You, Piece of Work
I forgot where I found it, but there was this conversation between a therapist and a father who was there trying to deal with something about his son. You want to get over this and get better right?, the therapist said. And the father said of course. So the therapist asked, then why do you only come here once a month?
I realized I didn’t want to be so angry. I have trouble with empathy and I use being busy as a crutch. I’ve tried to understand that some of the things I’m dealing with are just over my head. I’m closer to being able to admit that I just may be the source of some of the things I don’t like about myself and that happens to disqualify me from being able to handle them alone. So since June, I’ve had an appointment every two weeks to deal with it.
It allows you to think and talk about things until the words become works. You can make notes doing the week and say “I really don’t want to do that anymore.” My health insurance covered it at first but I’ve been paying for it myself now and it’s the best thing I could possibly spend my money on.
I’m not saying that this the only path you can take or that it’s even the right one for me. But I am saying that there isn’t a single part of your life that isn’t work – a part of you that in order to improve doesn’t take honesty, investment and effort. Only the lazy and the broken believe otherwise. And it’s not enough to understand that intellectually. Carrying around baggage isn’t proof of strength. There’s nothing admirable about being able to articulate where your weaknesses lie if you refuse to actively address them. For me, that meant identifying where my control ended and habit began and taking the steps necessary to wedge in a mediator. It meant doing something about it.
Dude, I was writing exactly about this last night. You took it much further than I did.
It’s been a while since one of your posts really struck home for me; it’s really great when they do.

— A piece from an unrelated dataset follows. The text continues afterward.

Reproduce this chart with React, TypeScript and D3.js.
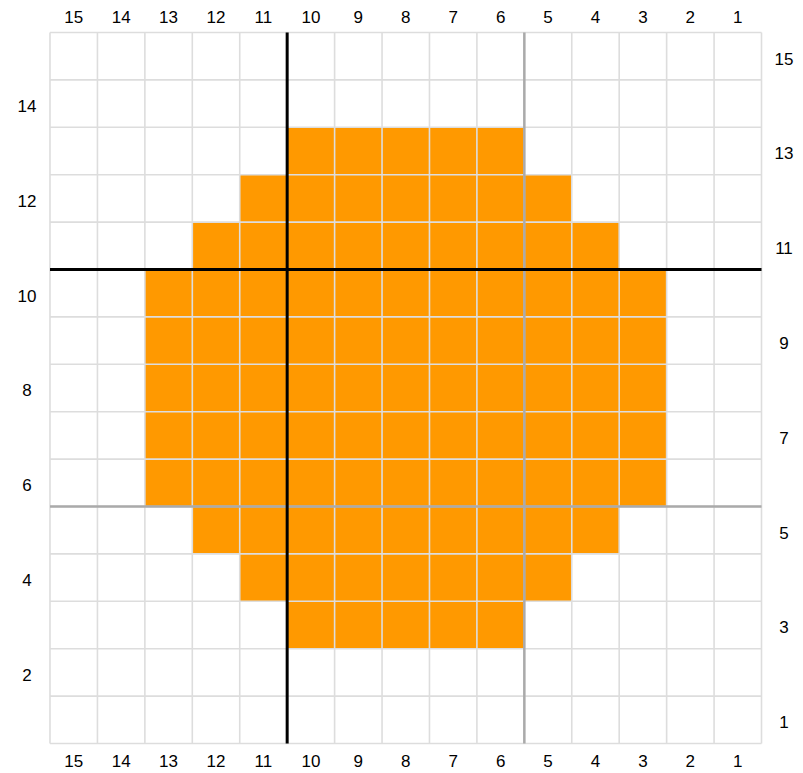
import React, { useEffect, useRef } from "react";
import * as d3 from "d3";

const columnLabels = [15, 14, 13, 12, 11, 10, 9, 8, 7, 6, 5, 4, 3, 2, 1];
const rowLabels = [15, 14, 13, 12, 11, 10, 9, 8, 7, 6, 5, 4, 3, 2, 1];
// filled range per row (column labels, inclusive); null = empty row
const fillFrom: (number | null)[] = [null, null, 10, 11, 12, 13, 13, 13, 13, 13, 12, 11, 10, null, null];
const fillTo: (number | null)[] = [null, null, 6, 5, 4, 3, 3, 3, 3, 3, 4, 5, 6, null, null];
// reference lines: boundary after given label
const blackColumnAfter = 11;
const blackRowAfter = 11;
const grayColumnAfter = 6;
const grayRowAfter = 6;

const W = 803;
const H = 773;
const left = 50;
const right = 761.5;
const top = 32.5;
const bottom = 743.5;

export default function App() {
  const ref = useRef<SVGSVGElement>(null);
  useEffect(() => {
    const svg = d3.select(ref.current);
    svg.selectAll("*").remove();
    const x = d3.scaleBand<number>().domain(columnLabels).range([left, right]).padding(0);
    const y = d3.scaleBand<number>().domain(rowLabels).range([top, bottom]).padding(0);
    const bw = x.bandwidth();
    const bh = y.bandwidth();

    const cells: { r: number; c: number }[] = [];
    rowLabels.forEach((r, i) => {
      const f = fillFrom[i];
      const t = fillTo[i];
      if (f == null || t == null) return;
      columnLabels.forEach((c) => {
        if (c <= f && c >= t) cells.push({ r, c });
      });
    });

    svg
      .append("rect")
      .attr("x", left)
      .attr("y", top)
      .attr("width", right - left)
      .attr("height", bottom - top)
      .attr("fill", "#fff");

    svg
      .append("g")
      .selectAll("rect")
      .data(cells)
      .join("rect")
      .attr("x", (d) => x(d.c)!)
      .attr("y", (d) => y(d.r)!)
      .attr("width", bw)
      .attr("height", bh)
      .attr("fill", "#ff9900");

    const xs = columnLabels.map((c) => x(c)!).concat([right]);
    const ys = rowLabels.map((r) => y(r)!).concat([bottom]);
    const grid = svg.append("g").attr("stroke", "#dddddd").attr("stroke-width", 1.6);
    xs.forEach((xv) =>
      grid.append("line").attr("x1", xv).attr("x2", xv).attr("y1", top).attr("y2", bottom)
    );
    ys.forEach((yv) =>
      grid.append("line").attr("x1", left).attr("x2", right).attr("y1", yv).attr("y2", yv)
    );

    const colEdge = (c: number) => x(c)! + bw;
    const rowEdge = (r: number) => y(r)! + bh;

    const gx = colEdge(grayColumnAfter);
    const gy = rowEdge(grayRowAfter);
    svg.append("line").attr("x1", gx).attr("x2", gx).attr("y1", top).attr("y2", bottom)
      .attr("stroke", "#aaaaaa").attr("stroke-width", 2.5);
    svg.append("line").attr("x1", left).attr("x2", right).attr("y1", gy).attr("y2", gy)
      .attr("stroke", "#aaaaaa").attr("stroke-width", 2.5);

    const bx = colEdge(blackColumnAfter);
    const by = rowEdge(blackRowAfter);
    svg.append("line").attr("x1", bx).attr("x2", bx).attr("y1", top).attr("y2", bottom)
      .attr("stroke", "#000").attr("stroke-width", 3);
    svg.append("line").attr("x1", left).attr("x2", right).attr("y1", by).attr("y2", by)
      .attr("stroke", "#000").attr("stroke-width", 3);

    const font = "'Liberation Sans', Arial, sans-serif";
    const labels = svg.append("g").attr("font-family", font).attr("font-size", 17).attr("fill", "#000");
    columnLabels.forEach((c) => {
      const cx = x(c)! + bw / 2;
      labels.append("text").attr("x", cx).attr("y", 17).attr("dy", "0.35em")
        .attr("text-anchor", "middle").text(c);
      labels.append("text").attr("x", cx).attr("y", 761.5).attr("dy", "0.35em")
        .attr("text-anchor", "middle").text(c);
    });
    rowLabels.forEach((r) => {
      const cy = y(r)! + bh / 2 + 2.5;
      const even = r % 2 === 0;
      labels.append("text").attr("x", even ? 27 : 784).attr("y", cy).attr("dy", "0.35em")
        .attr("text-anchor", "middle").text(r);
    });
  }, []);
  return (
    <svg
      ref={ref}
      width={W}
      height={H}
      style={{ position: "absolute", left: 0, top: 0, background: "#fff" }}
    />
  );
}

Perhaps the hardest part of life is the struggle of finding out who we are, and what we can become.
Two comments in two days, this is a record for me.
I was also having an issue with anger and I tripped into a solution. I successfully used Bill Ferguson’s Mastery of Life workbook and mp3s. Bill’s thought is that anger means the person is resisting some truth about their life. The workbook and recordings help the user focus in on the core issue.
That was last October, and I have not flown off the handle a single time since then. In every circumstance where I even started to feel anger I have been able to link it back to my core resistance. It was almost like magic how my life started changing.
The only part that I am not satisfied with is that I still feel the core issue. I guess that makes me consciously competent, but I want to make that last step into unconscious competence. I plan to attend a live workshop in November and see if I can break through completely.
Total non-sequitur: I’ve been on the Seth Godin Tribes thing since its start. Thus far, I’d choose to describe my view of the place as “well-meaning, but retarded”.
If you’re interested in the psychodynamics of talk-therapy (ie, the little mental strategies you prepare before your session, how part of you always tries to show how you’re smarter and better at diagnosing yourself than your therapist, etc etc) you really, really should read David Foster Wallace’s last published book of stories (before he hung himself Sept. 12). All the stories are great-some of the most challenging but rewarding fiction out there. The one you should really read is “Good Old Neon.” It’s about a suicidal genius (which was exactly waht Wallace was) who thinks about everything constantly and has the most delightfully inspired therapy sessions again and again. Incredibly insightful, brilliantly written, it’s really powerful and will change you.
In lighthearted jest, you know you post too much when it has taken me a week to read your blog posts back to May. New to Rudius Media, I have already read through TM’s stories, but yours take forever to read and digest. Your reading lists are particularly helpful for general knowledge and my minor in public relations and rhetorical advocacy, aka simply PR/advertising.